Once again, he faced a rebuilding process, having inherited the worst team in the Pac-10, one that managed only four victories the season before he took over. Bruce Fraser, an assistant coach for Golden State, was a year behind Kerr at Arizona. In his three years in Tucson, Fraser could see that Olson was putting together something special.

“Lute was very strict at the time, but part of his rebuilding was to connect us as a team and the family,” Fraser said.

Olson earned his players’ respect by holding them accountable not just on the court, but off it, too. Olson nurtured his players, yet he was also a strict disciplinarian.

“When he recruited you, he seemed jovial, fun and nice, and once you came to play, it was all business,” Fraser said. “So there was definitely a separation of coach and player in a good way.”

That separation was key. Olson commanded respect from his players. Some might have found him overly demanding, but for Georgia Tech men’s basketball coach Josh Pastner, it motivated him to give his all.

“The respect that people have for him, it was almost like when he walked into a room he was a movie star,” said Pastner, who played for Olson from 1996-2000. “There was almost a fear factor of not being afraid of coach Olson but not wanting to let him down.”

To outsiders, Olson had a Hollywood-esque aura, but his players saw him as a no-nonsense father more than anything else.

“There was still an arm’s length distance because we were intimidated,” Fraser said. “I don’t know if that was intentional or not.”

He added, “We would all run through a wall for him.”

On the strength of his players’ respect and love for their coach and the foundation Olson established, the Wildcats made the NCAA tournament in three straight seasons. However, the team struggled to advance past the first round until 1988, when the No. 1-seeded Wildcats went all the way to the Final Four. They lost to the University of Oklahoma, marking the second time that Olson went to the Final Four and lost. It also marked the end of Kerr and Fraser’s tenure with the team.

Kerr moved on to the NBA and had a 15-year career, where he won three championships with the Chicago Bulls and two with the San Antonio Spurs. He remained in the NBA as a general manager for the Phoenix Suns and was named coach of the Warriors in 2014.

Fraser also has made an impact coaching. He worked as a graduate assistant coach under Olson from 1987-90, was a member of the Indiana Pacers’ staff in 1994-95 and served as an assistant coach at the University of Missouri from 1999-2000.

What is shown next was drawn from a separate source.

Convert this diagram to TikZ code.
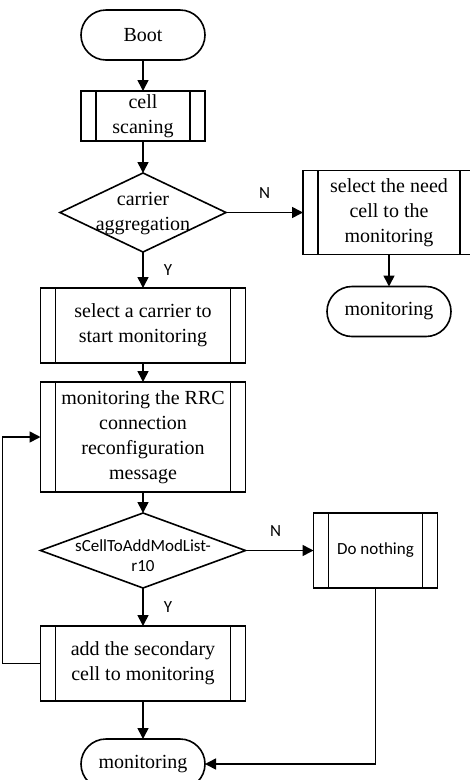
\documentclass[tikz,border=0pt]{standalone}
\usepackage{fontspec}
\setmainfont{Liberation Serif}
\newfontfamily\lblfont{Carlito}
\usetikzlibrary{positioning, arrows.meta, shapes.geometric}

\begin{document}
\begin{tikzpicture}[
    line width=1.6pt,
    font=\fontsize{20}{25}\selectfont,
    term/.style={
      rectangle, rounded corners=25pt, draw,
      minimum width=124pt, minimum height=50pt,
      inner sep=0pt, outer sep=0pt
    },
    proc/.style={
      rectangle, draw, align=center, inner sep=0pt, outer sep=0pt,
      minimum width=205pt, minimum height=75pt,
      path picture={
        \draw ([xshift=15pt]path picture bounding box.north west)
           -- ([xshift=15pt]path picture bounding box.south west)
              ([xshift=-15pt]path picture bounding box.north east)
           -- ([xshift=-15pt]path picture bounding box.south east);
      }
    },
    decision/.style={
      diamond, draw, inner sep=0pt, outer sep=0pt,
      minimum width=205pt, minimum height=75pt
    },
    lbl/.style={font=\lblfont\fontsize{17}{20}\selectfont, inner sep=0pt, align=center},
    arr/.style={-{Triangle[length=11pt, width=11pt]}}
  ]
    \useasboundingbox (0,0) rectangle (470pt,-780pt);

    \node[term]  (boot)  at (143pt,-35pt) {Boot};
    \node[proc, minimum width=124pt, minimum height=50pt] (scan) [below=31pt of boot] {cell\\scaning};
    \node[decision, minimum width=166pt, minimum height=79pt] (aggr) [below=32pt of scan] {};
    \node[align=center, inner sep=0pt] (aggrtxt) at ([yshift=-1pt]aggr.center) {carrier\\aggregation};
    \node[proc, minimum width=172pt, minimum height=84pt] (need) [right=77pt of aggr] {select the need\\cell to the\\monitoring};
    \node[term]  (mon1)  [below=32pt of need] {monitoring};
    \node[proc]  (sel)   [below=36pt of aggr] {select a carrier to\\start monitoring};
    \node[proc, minimum height=110pt] (rrc) [below=19pt of sel] {monitoring the RRC\\connection\\reconfiguration\\message};
    \node[decision] (scell) [below=21pt of rrc] {};
    \node[lbl] (scelltxt) at ([yshift=-5pt]scell.center) {sCellToAddModList-\\r10};
    \node[proc, minimum width=124pt, font=\lblfont\fontsize{17}{20}\selectfont] (none) [right=68pt of scell] {Do nothing};
    \node[proc]  (add)   [below=38pt of scell] {add the secondary\\cell to monitoring};
    \node[term]  (mon2)  [below=38pt of add] {monitoring};

    \draw[arr] (boot) -- (scan);
    \draw[arr] (scan) -- (aggr);
    \draw[arr] (aggr) -- node[lbl, above=13pt] (n1) {N} (need);
    \draw[arr] (need) -- (mon1);
    \draw[arr] (aggr) -- node[lbl, right=20pt] (y1) {Y} (sel);
    \draw[arr] (sel) -- (rrc);
    \draw[arr] (rrc) -- (scell);
    \draw[arr] (scell) -- node[lbl, above=13pt, xshift=-4pt] (n2) {N} (none);
    \draw[arr] (scell) -- node[lbl, right=20pt] (y2) {Y} (add);
    \draw[arr] (add) -- (mon2);
    \draw[arr] (add.west) -- ++(-38pt,0) |- (rrc.west);
    \draw[arr] (none.south) |- (mon2.east);
\end{tikzpicture}
\end{document}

Fraser’s close relationship with Kerr led him to work as Steve Nash’s personal shooting coach from 2010-13. After that, he became an assistant on Kerr’s Golden State staff, where his duties include working with the offensive star Steph Curry on his shooting.

After the departures of Kerr and Fraser, Arizona continued its winning ways under Olson, building to the ultra-special 1997 season.

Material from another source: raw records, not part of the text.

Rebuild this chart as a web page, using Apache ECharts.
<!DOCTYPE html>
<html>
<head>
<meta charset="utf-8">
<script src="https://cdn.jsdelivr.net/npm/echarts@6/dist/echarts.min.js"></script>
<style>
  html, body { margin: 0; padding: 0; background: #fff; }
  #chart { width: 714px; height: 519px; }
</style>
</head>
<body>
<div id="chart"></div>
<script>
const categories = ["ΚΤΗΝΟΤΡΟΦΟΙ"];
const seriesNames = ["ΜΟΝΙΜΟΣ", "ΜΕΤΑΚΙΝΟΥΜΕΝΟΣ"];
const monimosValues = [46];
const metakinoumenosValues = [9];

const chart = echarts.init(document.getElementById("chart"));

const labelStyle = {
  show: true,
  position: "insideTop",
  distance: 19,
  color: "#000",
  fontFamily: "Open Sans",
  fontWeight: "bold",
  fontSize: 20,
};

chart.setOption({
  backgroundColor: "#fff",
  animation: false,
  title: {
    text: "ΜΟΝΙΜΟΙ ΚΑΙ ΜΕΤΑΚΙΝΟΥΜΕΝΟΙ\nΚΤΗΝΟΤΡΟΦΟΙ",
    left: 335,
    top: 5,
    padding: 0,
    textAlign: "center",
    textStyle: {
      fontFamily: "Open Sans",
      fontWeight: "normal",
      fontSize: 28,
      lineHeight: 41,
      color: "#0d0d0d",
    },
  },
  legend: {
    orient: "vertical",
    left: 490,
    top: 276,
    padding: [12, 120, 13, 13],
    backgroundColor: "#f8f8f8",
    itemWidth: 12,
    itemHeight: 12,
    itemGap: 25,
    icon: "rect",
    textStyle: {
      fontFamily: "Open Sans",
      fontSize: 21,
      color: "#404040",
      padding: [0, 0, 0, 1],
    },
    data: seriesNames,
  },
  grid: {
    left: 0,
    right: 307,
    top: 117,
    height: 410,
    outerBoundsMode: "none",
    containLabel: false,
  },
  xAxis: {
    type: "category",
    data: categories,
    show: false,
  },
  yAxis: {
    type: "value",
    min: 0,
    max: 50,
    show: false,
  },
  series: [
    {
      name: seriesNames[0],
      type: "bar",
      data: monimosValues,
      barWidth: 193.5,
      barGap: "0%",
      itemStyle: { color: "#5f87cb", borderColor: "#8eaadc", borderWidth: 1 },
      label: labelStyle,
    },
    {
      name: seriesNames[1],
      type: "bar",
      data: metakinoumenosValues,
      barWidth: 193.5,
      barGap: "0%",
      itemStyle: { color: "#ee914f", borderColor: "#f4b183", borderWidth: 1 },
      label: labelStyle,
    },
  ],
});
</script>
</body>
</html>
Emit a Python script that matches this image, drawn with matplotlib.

“We were part of that foundation and that foundation really culminated in ‘97,” Fraser said.

That was the season where the improbable became reality. The Wildcats won their first and only national championship by defeating Kansas, North Carolina and, finally, Kentucky in the national championship game.

Arizona is the only team in NCAA men’s basketball history to defeat three No. 1 seeds in the tournament. As the final buzzer sounded and players celebrated, Pastner thought about how the title cemented Olson’s legacy.

“I was very fortunate to be with UA for a long time, both as a player and then a staff member,” Pastner said. “Lute was an incredible teacher of the game. He was an incredible educator. He’s one of the best to ever do it.”

Pastner’s playing career ended after college, but he wasn’t done with basketball. Like many of his former teammates, Pastner pursued a career that grew Olson’s family tree in coaching. He landed head positions at the University of Memphis in 2009 and at Georgia Tech in 2016. Like Olson, Pastner took two programs to the NCAA tournament.

Olson died in 2020, but Pastner continues to feel his presence on the bench.

“I’ve got to be myself, I’ve got to run my own program. But every decision I make, in the back of my mind, I’m thinking what would Coach Olson do,” Pastner said.

One of Pastner’s teammates was Jason Terry, a 1998 Pac-10 Player of the Year and 2011 NBA champion with the Dallas Mavericks who was thankful for the bond that he formed with Olson.

“I’ll just never forget being miles away from my home in Seattle, not having any family there and being able to go to Coach’s home or his office and his door was always open,” Terry said. “The relationship between player and coach, mentor, mentee, teacher and student … you can’t put a price tag on it.”

The culture that Olson created survived after his health-related departure from the school before the 2008-09 season.

Successive coaches, led by Tommy Lloyd, maintained the program’s elite status. Lloyd, who led the Wildcats to the Sweet 16 in his first season, described what it is like to uphold that legacy of winning.

“The impact that he had on Tucson was tremendous,” Lloyd said. “I’m fortunate to follow in his footsteps.”

Before the beginning of the 2021-22 season, the university held a memorial for Olson, their winningest coach, at McKale Center, the building where fans and players experienced his larger-than-life presence. He was also immortalized with a life-size statue outside McKale Center in which he is holding the 1997 NCAA men’s basketball championship trophy.

Olson compiled a 587-190 record during his 24 years with the Wildcats. He turned the program from nothing to one of the best in the country.

“No coach can say that he literally built not only a basketball program from ground zero, but a university,” Pastner said. “Lute Olson single handedly built a program, a school and the city, all through basketball.”